Enhanced error classification becomes even more powerful when combined with Tyk’s existing latency metrics. Every access log already includes upstream_latency (time spent waiting for backend response) and latency_total (end-to-end request processing time).

Example: Slow backend vs gateway issue

time=”Feb 13 14:32:15″ level=info

status=200

upstream_latency=2450

latency_total=2458

api_name=”Payment API”

Analysis: Backend took 2,450ms, gateway added 8ms → Backend is slow

time=”Feb 13 14:32:20″ level=info

status=502

response_flag=URT

response_code_details=upstream_timeout

upstream_latency=5000

latency_total=5005

Analysis: Backend timed out at 5 seconds (URT flag) → Backend performance issue confirmed

time=”Feb 13 14:32:25″ level=info

status=429

response_flag=RLT

response_code_details=rate_limited

latency_total=2

Analysis: Request blocked at gateway in 2ms (no upstream_latency) → Gateway rate limiting, backend never called

By combining error classification with latency metrics, you can:

Route incidents accurately: High upstream_latency + no error flag = backend performance issue
Detect cascading failures: URT (timeout) errors + rising upstream_latency = backend degrading
Measure gateway efficiency: Compare latency_total – upstream_latency to track gateway overhead
Optimize alerting: Alert on high latency + specific error flags (e.g., UCT timeouts + latency > 30s = network partition)

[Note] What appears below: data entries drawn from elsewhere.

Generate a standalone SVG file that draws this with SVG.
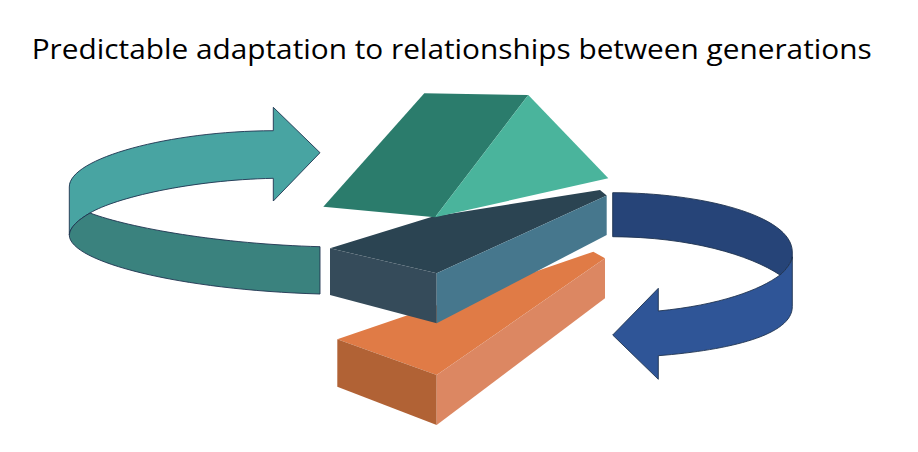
<svg xmlns="http://www.w3.org/2000/svg" width="918" height="452" viewBox="0 0 918 452">
<style>
.title{font-family:"Open Sans","Liberation Sans",sans-serif;font-size:28px;fill:#000}
.arw{stroke:#1F3350;stroke-width:0.9;stroke-linejoin:round}
</style>
<rect width="918" height="452" fill="#fff"/>
<text class="title" x="31.7" y="59" textLength="840" lengthAdjust="spacingAndGlyphs">Predictable adaptation to relationships between generations</text>
<g id="connectors">
<g id="left-arrow">
<path class="arw" fill="#48A4A2" d="M69.3,187 C69,158 170,131 273.3,130.7 L273.3,107.3 L320,152.7 L273.3,201 L273.3,178.3 C190,180 115,198 90,213 C78,220 70,227 69.3,235 Z"/>
<path class="arw" fill="#3A827E" d="M69.3,235 C70,227 78,220 90,213 C130,228 220,244 320,246.7 L320,294 C180,290 69.3,262 69.3,235 Z"/>
</g>
<g id="right-arrow">
<path class="arw" fill="#264478" d="M612.7,192.7 C700,192.7 792.3,215 792.3,252 L792.3,256.7 C792,262 786,270 780,275 C750,255 690,237 612.7,236.7 Z"/>
<path class="arw" fill="#2F5597" d="M792.3,256.7 C792,262 786,270 780,275 C760,290 720,305 658.3,311 L658.3,288.3 L612.7,335 L658.3,379.3 L658.3,355.7 C730,350 792.3,335 792.3,306.7 Z"/>
</g>
</g>
<g id="orange-box">
<polygon fill="#E07B46" points="337.3,339.3 593.3,251.7 605,258.3 436.7,375"/>
<polygon fill="#B16235" points="337.3,339.3 436.7,375 436.7,425 337.3,386.7"/>
<polygon fill="#DC8762" points="436.7,375 605,258.3 605,298.3 436.7,425"/>
</g>
<g id="dark-box">
<polygon fill="#2B4452" points="330,248.3 433,216.5 600,190 606.7,195.5 436.7,273.3"/>
<polygon fill="#354B5A" points="330,248.3 436.7,273.3 436.7,323.3 330,295"/>
<polygon fill="#46778D" points="436.7,273.3 606.7,195.5 606.7,235 436.7,323.3"/>
</g>
<g id="roof">
<polygon fill="#2B7C6C" points="424.3,93.3 528.3,95 435,217.3 323.3,206.7"/>
<polygon fill="#4AB49C" points="528.3,95 608.3,178.3 435,217.3"/>
</g>
</svg>
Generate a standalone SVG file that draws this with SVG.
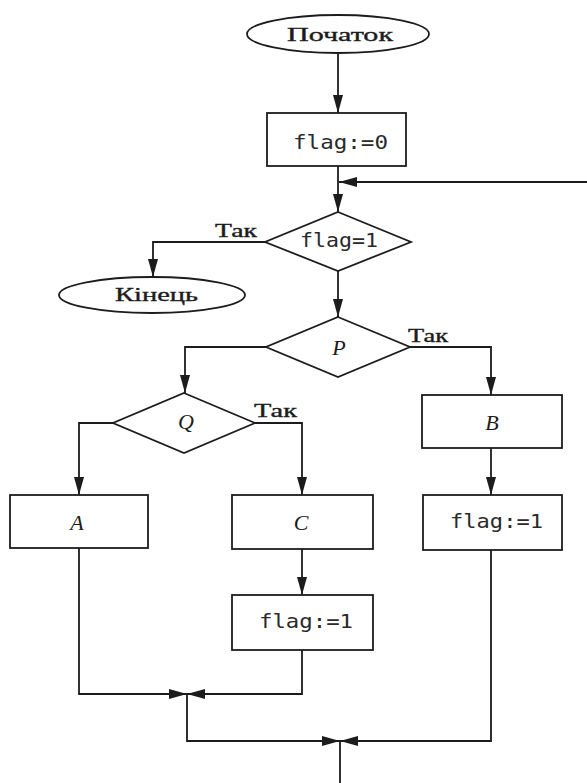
<svg xmlns="http://www.w3.org/2000/svg" width="587" height="783" viewBox="0 0 587 783">
  <style>
    .shape { fill: #ffffff; stroke: #1c1c1c; stroke-width: 1.8; }
    .line { fill: none; stroke: #1c1c1c; stroke-width: 1.8; }
    .arrow { marker-end: url(#head); }
    .serif { font-family: "Liberation Serif", "DejaVu Serif", serif; font-size: 18px; fill: #1c1c1c; stroke: #1c1c1c; stroke-width: 0.35; }
    .label { font-family: "Liberation Serif", "DejaVu Serif", serif; font-size: 18px; fill: #1c1c1c; stroke: #1c1c1c; stroke-width: 0.35; }
    .var { font-family: "Liberation Serif", "DejaVu Serif", serif; font-style: italic; font-size: 22px; fill: #1c1c1c; text-anchor: middle; }
    .mono { font-family: "DejaVu Sans Mono", "Liberation Mono", monospace; font-size: 19px; fill: #2a2a2a; }
  </style>
  <defs>
    <marker id="head" markerUnits="userSpaceOnUse" markerWidth="18" markerHeight="10" refX="18" refY="5" orient="auto">
      <path d="M0,0 L18,5 L0,10 z" fill="#1c1c1c"/>
    </marker>
  </defs>
  <rect width="587" height="783" fill="#ffffff"/>

  <!-- connectors -->
  <g id="connectors">
    <path class="line arrow" d="M338,53 V113"/>
    <path class="line arrow" d="M338,166 V212"/>
    <path class="line arrow" d="M587,182 H339"/>
    <path class="line arrow" d="M265,242 H153 V277"/>
    <path class="line arrow" d="M338,271 V317"/>
    <path class="line arrow" d="M266,347 H185 V393"/>
    <path class="line arrow" d="M410,347 H491 V395"/>
    <path class="line arrow" d="M113,423 H79 V495"/>
    <path class="line arrow" d="M255,423 H302 V495"/>
    <path class="line arrow" d="M491,448 V495"/>
    <path class="line arrow" d="M302,549 V595"/>
    <path class="line arrow" d="M79,548 V694 H187"/>
    <path class="line arrow" d="M302,650 V694 H187"/>
    <path class="line arrow" d="M187,694 V741 H340"/>
    <path class="line arrow" d="M491,550 V741 H340"/>
    <path class="line" d="M340,741 V783"/>
    <text class="label" x="215" y="237" textLength="42" lengthAdjust="spacingAndGlyphs">Так</text>
    <text class="label" x="408" y="342" textLength="40" lengthAdjust="spacingAndGlyphs">Так</text>
    <text class="label" x="254" y="417" textLength="43" lengthAdjust="spacingAndGlyphs">Так</text>
  </g>

  <!-- start terminal -->
  <g id="start">
    <ellipse class="shape" cx="338" cy="34" rx="91" ry="19"/>
    <text class="serif" x="287" y="41" textLength="106" lengthAdjust="spacingAndGlyphs">Початок</text>
  </g>

  <g id="init">
    <rect class="shape" x="267" y="113" width="139" height="53"/>
    <text class="mono" x="293" y="149" textLength="95" lengthAdjust="spacingAndGlyphs">flag:=0</text>
  </g>

  <g id="check-flag">
    <polygon class="shape" points="338,212 411,242 338,271 265,242"/>
    <text class="mono" x="300" y="247" textLength="78" lengthAdjust="spacingAndGlyphs">flag=1</text>
  </g>

  <g id="end">
    <ellipse class="shape" cx="152" cy="295" rx="93" ry="18"/>
    <text class="serif" x="115" y="301" textLength="83" lengthAdjust="spacingAndGlyphs">Кінець</text>
  </g>

  <g id="cond-p">
    <polygon class="shape" points="338,317 410,347 338,377 266,347"/>
    <text class="var" x="339" y="355">P</text>
  </g>

  <g id="cond-q">
    <polygon class="shape" points="184,393 255,423 184,453 113,423"/>
    <text class="var" x="186" y="429">Q</text>
  </g>

  <g id="action-b">
    <rect class="shape" x="422" y="395" width="140" height="53"/>
    <text class="var" x="492" y="430">B</text>
  </g>

  <g id="action-a">
    <rect class="shape" x="10" y="495" width="138" height="53"/>
    <text class="var" x="77" y="530">A</text>
  </g>

  <g id="action-c">
    <rect class="shape" x="232" y="495" width="141" height="54"/>
    <text class="var" x="301" y="530">C</text>
  </g>

  <g id="set-flag-b">
    <rect class="shape" x="423" y="495" width="139" height="55"/>
    <text class="mono" x="450" y="528" textLength="93" lengthAdjust="spacingAndGlyphs">flag:=1</text>
  </g>

  <g id="set-flag-c">
    <rect class="shape" x="232" y="595" width="141" height="55"/>
    <text class="mono" x="259" y="628" textLength="94" lengthAdjust="spacingAndGlyphs">flag:=1</text>
  </g>
</svg>
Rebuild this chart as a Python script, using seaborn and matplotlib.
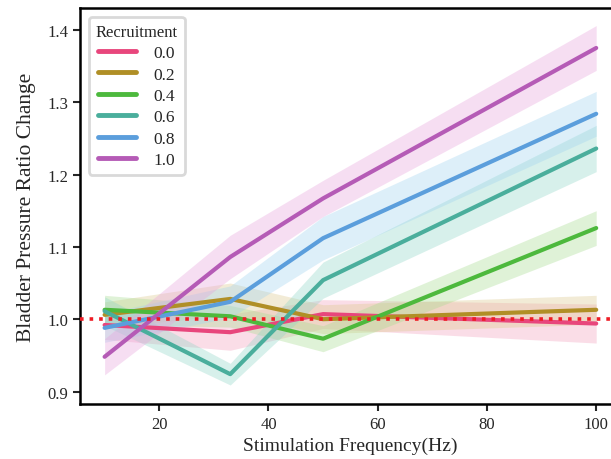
import matplotlib
matplotlib.use("Agg")
import matplotlib.pyplot as plt
import seaborn as sns
import pandas as pd
import numpy as np

freq = [10, 33, 50, 100]
recruitment = ["0.0", "0.2", "0.4", "0.6", "0.8", "1.0"]

ratio_00 = [0.992, 0.982, 1.007, 0.994]
ratio_02 = [1.006, 1.028, 1.000, 1.013]
ratio_04 = [1.013, 1.004, 0.973, 1.126]
ratio_06 = [1.011, 0.924, 1.054, 1.236]
ratio_08 = [0.988, 1.024, 1.112, 1.284]
ratio_10 = [0.948, 1.086, 1.167, 1.375]

ci_00 = [0.020, 0.025, 0.020, 0.027]
ci_02 = [0.018, 0.022, 0.020, 0.020]
ci_04 = [0.020, 0.015, 0.018, 0.024]
ci_06 = [0.020, 0.015, 0.025, 0.032]
ci_08 = [0.020, 0.022, 0.030, 0.031]
ci_10 = [0.025, 0.030, 0.025, 0.031]

colors = ["#e8467c", "#b08f26", "#4db93d", "#4aae9c", "#5b9edc", "#b55bb6"]
band_colors = ["#f2a0bd", "#dcc88a", "#a6dc8e", "#8fd6c6", "#9fd3f0", "#e8a2dc"]

means = [ratio_00, ratio_02, ratio_04, ratio_06, ratio_08, ratio_10]
cis = [ci_00, ci_02, ci_04, ci_06, ci_08, ci_10]

rows = []
for r, m, c in zip(recruitment, means, cis):
    for f, v, e in zip(freq, m, c):
        rows.append({"Frequency": f, "Ratio": v, "ci": e, "Recruitment": r})
df = pd.DataFrame(rows)

sns.set_style("ticks")
plt.rcParams['font.family'] = ['Liberation Serif', 'DejaVu Serif']

fig = plt.figure(figsize=(6.11, 4.6), dpi=100)
ax = fig.add_axes([0.131, 0.12, 0.885, 0.86])

sns.lineplot(data=df, x="Frequency", y="Ratio", hue="Recruitment",
             palette=colors, linewidth=3, errorbar=None, ax=ax)

for (r, sub), col in zip(df.groupby("Recruitment", sort=False), band_colors):
    ax.fill_between(sub["Frequency"], sub["Ratio"] - sub["ci"],
                    sub["Ratio"] + sub["ci"], color=col, alpha=0.35, lw=0)

ax.axhline(1.0, color="#ee1c25", linestyle=":", linewidth=2.6, zorder=5)

ax.set_xlim(5.5, 104.5)
ax.set_ylim(0.883, 1.430)
ax.set_xticks([20, 40, 60, 80, 100])
ax.set_yticks([0.9, 1.0, 1.1, 1.2, 1.3, 1.4])
ax.set_xlabel("Stimulation Frequency(Hz)", fontsize=14)
ax.set_ylabel("Bladder Pressure Ratio Change", fontsize=15.5, labelpad=8)
ax.tick_params(labelsize=12, width=1.5, length=5)
for s in ax.spines.values():
    s.set_linewidth(1.8)
    s.set_color("black")

leg = ax.legend(title="Recruitment", loc="upper left", fontsize=12.5,
                title_fontsize=12, frameon=True, fancybox=True,
                labelspacing=0.3, handlelength=2.2, handletextpad=1.0)
leg.get_frame().set_edgecolor("#d0d0d0")
leg.get_frame().set_linewidth(2)
for h in leg.legend_handles:
    h.set_linewidth(3.5)

fig.savefig("out.png", dpi=100)
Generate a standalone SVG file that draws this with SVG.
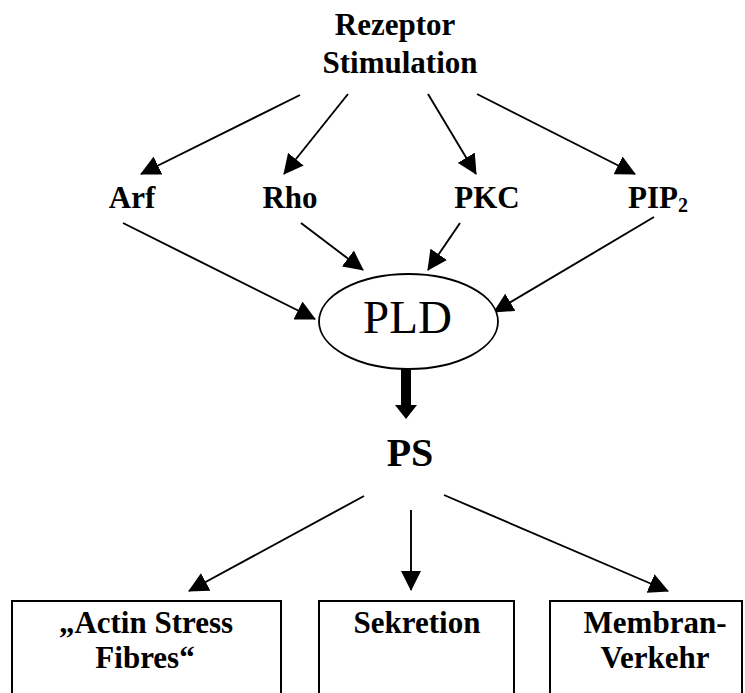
<svg xmlns="http://www.w3.org/2000/svg" width="745" height="693" viewBox="0 0 745 693">
<style>
text{font-family:"Liberation Serif","Times New Roman",serif;fill:#000}
.b{font-weight:bold;font-size:31px;text-anchor:middle}
.ln{stroke:#000;stroke-width:1.9;fill:none;marker-end:url(#ah)}
.box{fill:#fff;stroke:#000;stroke-width:2}
</style>
<defs>
<marker id="ah" viewBox="0 0 20 20" refX="19" refY="10" markerWidth="20" markerHeight="20" markerUnits="userSpaceOnUse" orient="auto">
<path d="M0,0 L20,10 L0,20 z" fill="#000"/>
</marker>
</defs>
<rect width="745" height="693" fill="#fff"/>
<g id="connectors">
<line class="ln" x1="300" y1="95" x2="141" y2="174"/>
<line class="ln" x1="348" y1="94" x2="284" y2="174"/>
<line class="ln" x1="428" y1="94" x2="476" y2="174"/>
<line class="ln" x1="477" y1="94" x2="635" y2="174"/>
<line class="ln" x1="123" y1="223" x2="315" y2="319"/>
<line class="ln" x1="301" y1="223" x2="363" y2="270"/>
<line class="ln" x1="460" y1="223" x2="428" y2="270"/>
<line class="ln" x1="654" y1="217" x2="494" y2="312"/>
<path d="M401,369 L411,369 L411,405 L417,405 L406,419 L395,405 L401,405 z" fill="#000"/>
<line class="ln" x1="364" y1="496" x2="189" y2="591"/>
<line class="ln" x1="411" y1="510" x2="411" y2="590"/>
<line class="ln" x1="444" y1="495" x2="668" y2="591"/>
</g>
<g id="rezeptor">
<text class="b" x="395" y="35">Rezeptor</text>
<text class="b" x="400" y="73">Stimulation</text>
</g>
<g id="arf"><text class="b" x="132" y="208">Arf</text></g>
<g id="rho"><text class="b" x="290" y="208">Rho</text></g>
<g id="pkc"><text class="b" x="487" y="208">PKC</text></g>
<g id="pip2"><text class="b" x="628" y="208" style="text-anchor:start">PIP<tspan font-size="20" dy="4">2</tspan></text></g>
<g id="pld">
<ellipse cx="408.5" cy="321.5" rx="89.5" ry="47.5" fill="#fff" stroke="#000" stroke-width="1.8"/>
<text x="407.5" y="333" font-size="47" text-anchor="middle">PLD</text>
</g>
<g id="ps"><text class="b" x="410" y="466" style="font-size:40px">PS</text></g>
<g id="actin">
<rect class="box" x="12" y="601" width="269" height="100"/>
<text class="b" x="146" y="633">„Actin Stress</text>
<text class="b" x="145" y="668">Fibres“</text>
</g>
<g id="sekretion">
<rect class="box" x="319" y="601" width="195" height="100"/>
<text class="b" x="417" y="633">Sekretion</text>
</g>
<g id="membran">
<rect class="box" x="550" y="601" width="192" height="100"/>
<text class="b" x="655" y="633">Membran-</text>
<text class="b" x="655" y="668">Verkehr</text>
</g>
</svg>
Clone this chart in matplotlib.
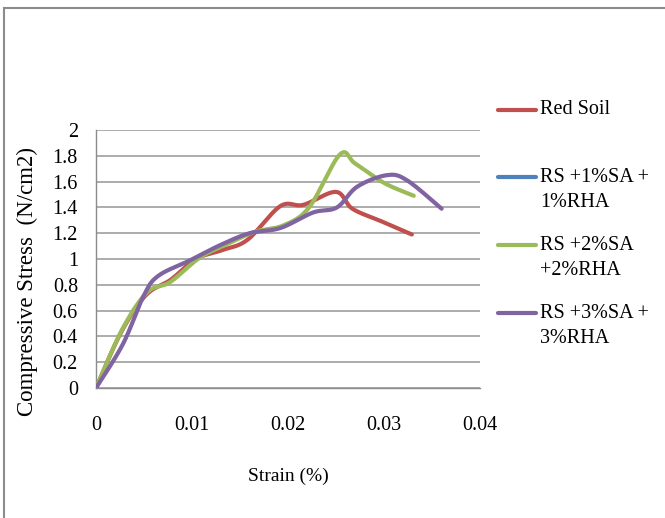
import numpy as np
import matplotlib
matplotlib.use("Agg")
import matplotlib.pyplot as plt
from matplotlib.lines import Line2D

# ---- data ----
series_labels = ["Red Soil", "RS +1%SA +\n1%RHA", "RS +2%SA\n+2%RHA", "RS +3%SA +\n3%RHA"]
series_colors = ["#C0504D", "#4F81BD", "#9BBB59", "#8064A2"]

red_strain = [0, 0.0026, 0.0052, 0.0078, 0.0104, 0.0132, 0.0158, 0.0192, 0.0216, 0.0250, 0.0267, 0.0298, 0.0329]
red_stress = [0, 0.43, 0.72, 0.84, 1.0, 1.07, 1.15, 1.41, 1.42, 1.52, 1.39, 1.29, 1.19]

blue_strain = []
blue_stress = []

green_strain = [0, 0.0027, 0.0053, 0.0077, 0.0108, 0.0135, 0.0165, 0.0195, 0.0222, 0.0254, 0.0270, 0.0300, 0.0331]
green_stress = [0, 0.45, 0.74, 0.82, 1.01, 1.11, 1.21, 1.26, 1.40, 1.81, 1.74, 1.59, 1.49]

purple_strain = [0, 0.0028, 0.0050, 0.0065, 0.0098, 0.0130, 0.0160, 0.0192, 0.0226, 0.0251, 0.0272, 0.0303, 0.0324, 0.0360]
purple_stress = [0, 0.34, 0.72, 0.87, 0.99, 1.11, 1.20, 1.24, 1.36, 1.40, 1.56, 1.65, 1.61, 1.39]

xticks = [0, 0.01, 0.02, 0.03, 0.04]
xtick_labels = ["0", "0.01", "0.02", "0.03", "0.04"]
yticks = [0, 0.2, 0.4, 0.6, 0.8, 1.0, 1.2, 1.4, 1.6, 1.8, 2.0]
ytick_labels = ["0", "0.2", "0.4", "0.6", "0.8", "1", "1.2", "1.4", "1.6", "1.8", "2"]
xlabel = "Strain (%)"
ylabel = "Compressive Stress  (N/cm2)"

series = [(red_strain, red_stress), (blue_strain, blue_stress),
          (green_strain, green_stress), (purple_strain, purple_stress)]

plt.rcParams['font.family'] = ['Liberation Serif', 'DejaVu Serif']

W, H = 665, 518
fig = plt.figure(figsize=(W / 100, H / 100), dpi=100)
ax = fig.add_axes([96 / W, 1 - 388 / H, (480 - 96) / W, (388 - 130) / H])
ax.set_xlim(0, 0.04)
ax.set_ylim(0, 2)


def smooth(xs, ys, sx=9600.0, sy=129.0, n=30):
    """Excel-style smoothed line (Catmull-Rom Bezier) in screen-scaled space."""
    P = np.column_stack([np.asarray(xs) * sx, np.asarray(ys) * sy])
    if len(P) < 3:
        return np.asarray(xs), np.asarray(ys)
    out = [P[0]]
    t = np.linspace(0, 1, n)[1:]
    for i in range(len(P) - 1):
        p0 = P[i - 1] if i > 0 else P[i]
        p1 = P[i]
        p2 = P[i + 1]
        p3 = P[i + 2] if i + 2 < len(P) else P[i + 1]
        c1 = p1 + (p2 - p0) / 6.0
        c2 = p2 - (p3 - p1) / 6.0
        for tt in t:
            b = ((1 - tt) ** 3) * p1 + 3 * ((1 - tt) ** 2) * tt * c1 + 3 * (1 - tt) * tt ** 2 * c2 + tt ** 3 * p2
            out.append(b)
    out = np.array(out)
    return out[:, 0] / sx, out[:, 1] / sy


for (xs, ys), c in zip(series, series_colors):
    if len(xs) == 0:
        continue
    sxv, syv = smooth(xs, ys)
    ax.plot(sxv, syv, color=c, lw=3.0, solid_capstyle='round', solid_joinstyle='round', zorder=3)

ax.set_xticks(xticks)
ax.set_xticklabels(xtick_labels)
ax.set_yticks(yticks)
ax.set_yticklabels(ytick_labels)
ax.tick_params(axis='both', length=0, labelsize=14.5)
ax.tick_params(axis='y', pad=13)
ax.tick_params(axis='x', pad=20)
ax.grid(axis='y', color='#A6A6A6', lw=1.3)
ax.set_axisbelow(True)
for s in ['top', 'right']:
    ax.spines[s].set_visible(False)
for s in ['left', 'bottom']:
    ax.spines[s].set_color('#8C8C8C')
    ax.spines[s].set_linewidth(1.0)

fig.text(288 / W, 1 - 476 / H, xlabel, ha='center', va='center', fontsize=14)
fig.text(27 / W, 1 - 282 / H, ylabel, ha='center', va='center', rotation=90, fontsize=16.5)

# legend (manual, handle aligned with first text line)
leg_y = [110, 177, 245, 313]
line_gap = 25.5
for lab, c, y0 in zip(series_labels, series_colors, leg_y):
    fig.add_artist(Line2D([498 / W, 536 / W], [1 - y0 / H, 1 - y0 / H], color=c, lw=3.0,
                          solid_capstyle='round'))
    for k, part in enumerate(lab.split("\n")):
        fig.text(540 / W, 1 - (y0 + k * line_gap) / H, part, ha='left', va='center', fontsize=14.5)

# outer chart border (left and top visible)
fig.add_artist(Line2D([4 / W, 4 / W], [0, 1 - 8 / H], color='#8C8C8C', lw=1.5))
fig.add_artist(Line2D([4 / W, 1], [1 - 8 / H, 1 - 8 / H], color='#8C8C8C', lw=1.5))

fig.savefig("out.png", dpi=100)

Add upstream_latency and latency_total to your access logs template to enable this capability.

The Full Error Taxonomy: 40+ Classification Codes

Tyk v5.12.0 covers 5XX upstream errors and 4XX gateway errors with granular classification:

TLS Errors (8 types)

TLE: TLS certificate expired
TLI: TLS certificate invalid (wrong signature, revoked)
TLM: TLS hostname mismatch (certificate CN doesn’t match hostname)
TLN: TLS not trusted (unknown certificate authority)
TLH: TLS handshake failed (protocol version mismatch)
TLP: TLS protocol error (cipher suite mismatch)
TLA: TLS alert (handshake failure, version mismatch)
TLC: TLS certificate chain incomplete

Connection Errors (7 types)

UCF: Connection refused (port not listening)
UCT: Connection timeout (network unreachable)
URR: Connection reset by peer (backend closed connection)
URT: Response timeout (backend didn’t respond in time)
EPI: Broken pipe (connection interrupted mid-transfer)
CAB: Connection aborted
NRS: Network reset

DNS & Routing Errors (3 types)

DNS: DNS resolution failure (hostname doesn’t exist)
NRH: No route to host (network partition)
NHU: No healthy upstreams (all backends failed health checks)

Circuit Breaker (1 type)

CBO: Circuit breaker open (too many failures, protecting backend)

Authentication Errors (4XX – 8 types)

AMF: Auth field missing (no API key header)
AKI: API key invalid (key not found, revoked)
TKE: Token expired (JWT expiration)
TKI: Token invalid (malformed JWT, bad signature)
TCV: Token claims invalid (JWT claims validation failed)
EAD: External auth denied (auth service rejected request)
CRQ: Certificate required (mTLS but no cert provided)
CMM: Certificate mismatch (mTLS cert doesn’t match allowed list)

Rate Limiting Errors (4XX – 2 types)

RLT: Rate limited (429 – too many requests)
QEX: Quota exceeded (403 – monthly quota used up)

Request Validation Errors (4XX – 4 types)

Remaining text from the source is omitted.